In the Gulf States, subscriber penetration is at 76 per cent, with three countries (Bahrain, Kuwait and the UAE) racking up a subscriber penetration rate of 90 per cent or above. By contrast, North Africa has an average subscriber penetration rate of 67 per cent, and across the Other Arab States penetration stands at just 46 per cent – in fact it’s as low as a third in three impoverished countries.

A world divided

The GSMA report concludes that “there remains a digital divide remains in many parts of MENA, where there are still 350 million people without access to the mobile internet and challenges such as infrastructure, affordability, consumer readiness and the availability of locally relevant content.” This is despite mobile internet penetration having doubled across the region over the last six years, now reaching just under 40 per cent of the population.

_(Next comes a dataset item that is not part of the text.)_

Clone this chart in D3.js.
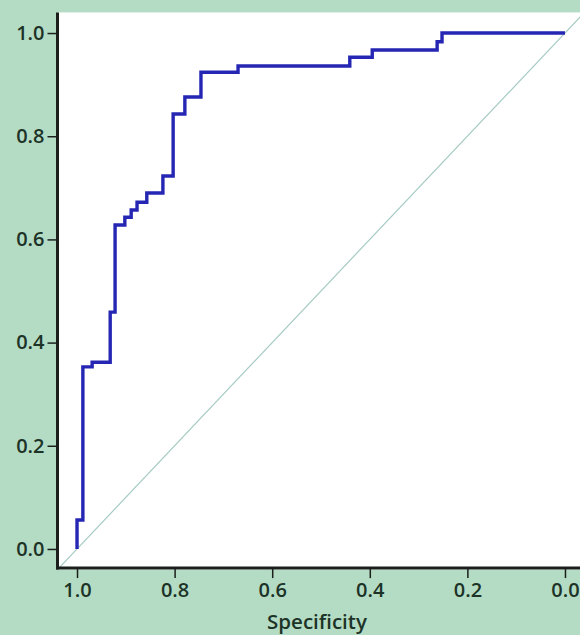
<!DOCTYPE html>
<html lang="en">
<head>
<meta charset="UTF-8">
<title>ROC curve</title>
<script src="https://d3js.org/d3.v7.min.js"></script>
<style>
html, body {
  margin: 0;
  padding: 0;
  background-color: #b4dcc5;
}
#chart svg {
  display: block;
}
.axis path, .axis line {
  stroke: #1a1f1c;
}
.axis-title {
  font-family: 'Open Sans', sans-serif;
  font-weight: 600;
  font-size: 20.5px;
  fill: #1d3327;
}
</style>
</head>
<body>
<div id="chart"></div>
<script>

// ROC points (specificity, sensitivity), top of each rise
var specificity = [1.000, 1.000, 0.988, 0.969, 0.932, 0.922, 0.902, 0.889, 0.877, 0.857,
                   0.824, 0.803, 0.779, 0.746, 0.670, 0.441, 0.395, 0.262, 0.252, 0.000];
var sensitivity = [0.000, 0.056, 0.353, 0.362, 0.459, 0.628, 0.643, 0.657, 0.672, 0.690,
                   0.723, 0.843, 0.876, 0.924, 0.936, 0.953, 0.967, 0.983, 1.000, 1.000];

var xTicks = [1.0, 0.8, 0.6, 0.4, 0.2, 0.0];
var yTicks = [0.0, 0.2, 0.4, 0.6, 0.8, 1.0];

var data = specificity.map((s, i) => ({spec: s, sens: sensitivity[i]}));

// --------------------------------------
//  Size and margin
// --------------------------------------
var totalWidth = 580;
var totalHeight = 635;
var plot = {left: 57.5, right: 584.5, top: 12.4, bottom: 569.6};

var svg = d3.select("#chart")
  .append("svg")
  .attr("width", totalWidth)
  .attr("height", totalHeight);

// --------------------------------------
// Scales (R style 4% padding)
// --------------------------------------
var xscale = d3.scaleLinear()
  .domain([1.04, -0.04])
  .range([plot.left, plot.right]);

var yscale = d3.scaleLinear()
  .domain([-0.04, 1.04])
  .range([plot.bottom, plot.top]);

// plot background
svg.append("rect")
  .attr("x", xscale(1.04))
  .attr("y", yscale(1.04))
  .attr("width", xscale(-0.04) - xscale(1.04))
  .attr("height", yscale(-0.04) - yscale(1.04))
  .style("fill", "white");

// chance diagonal
svg.append("clipPath").attr("id", "plotclip")
  .append("rect")
  .attr("x", xscale(1.04))
  .attr("y", yscale(1.04))
  .attr("width", xscale(-0.04) - xscale(1.04))
  .attr("height", yscale(-0.04) - yscale(1.04));

svg.append("line")
  .attr("clip-path", "url(#plotclip)")
  .attr("x1", xscale(1.04)).attr("y1", yscale(-0.04))
  .attr("x2", xscale(-0.04)).attr("y2", yscale(1.04))
  .style("stroke", "#a6cbc4")
  .style("stroke-width", 1.2);

// --------------------------------------
// ROC line
// --------------------------------------
var line = d3.line()
  .curve(d3.curveStepAfter)
  .x(d => xscale(d.spec))
  .y(d => yscale(d.sens));

svg.append("path")
  .datum(data)
  .attr("d", line)
  .style("fill", "none")
  .style("stroke", "#2626b4")
  .style("stroke-width", 3.4)
  .style("stroke-linejoin", "miter");

// --------------------------------------
// Axes
// --------------------------------------
var yAxis = svg.append("g")
  .attr("class", "axis")
  .attr("transform", `translate(${plot.left},0)`)
  .call(d3.axisLeft(yscale)
    .tickValues(yTicks)
    .tickFormat(d3.format(".1f"))
    .tickSize(10)
    .tickSizeOuter(0)
    .tickPadding(3));

var xAxis = svg.append("g")
  .attr("class", "axis")
  .attr("transform", `translate(0,${plot.bottom - 1.5})`)
  .call(d3.axisBottom(xscale)
    .tickValues(xTicks)
    .tickFormat(d3.format(".1f"))
    .tickSize(10)
    .tickSizeOuter(0)
    .tickPadding(5));

svg.selectAll(".axis text")
  .style("font-family", "'Open Sans', sans-serif")
  .style("font-weight", 600)
  .style("font-size", "20px")
  .style("fill", "#1d3327");

svg.selectAll(".axis line").style("stroke-width", 1.5);
svg.selectAll(".axis path").style("stroke-width", 3);

// redraw axis lines as thick L
yAxis.select("path").attr("d", `M0,${plot.top}V${plot.bottom}`);
xAxis.select("path").attr("d", `M${plot.left - 1.5},0H${totalWidth}`);

svg.append("text")
  .attr("class", "axis-title")
  .attr("x", (plot.left + plot.right) / 2 - 4)
  .attr("y", 629)
  .attr("text-anchor", "middle")
  .text("Specificity");

</script>
</body>
</html>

However, the GSMA believes that with the right strategy and support, an additional 67 million people will be able to gain access to the mobile internet by the end of the decade. That still leaves just short of 300 million people (allowing for the inevitable population growth) without access by the time 5G arrives. Not that 5G will be of any immediate assistance to improving this result. The GSMA says it will be the already mobile-developed markets of the Gulf States that will be amongst the first in the world to launch commercial 5G networks, deployed first in dense urban areas as mobile operators look to offer increased performance.

Yet despite all the evidence of how much mobile contributes to employment and economic growth, and despite how much lobbying and support is given by the likes of the GSMA, ITU and Broadband Commission, the digital divide shows no signs of closing.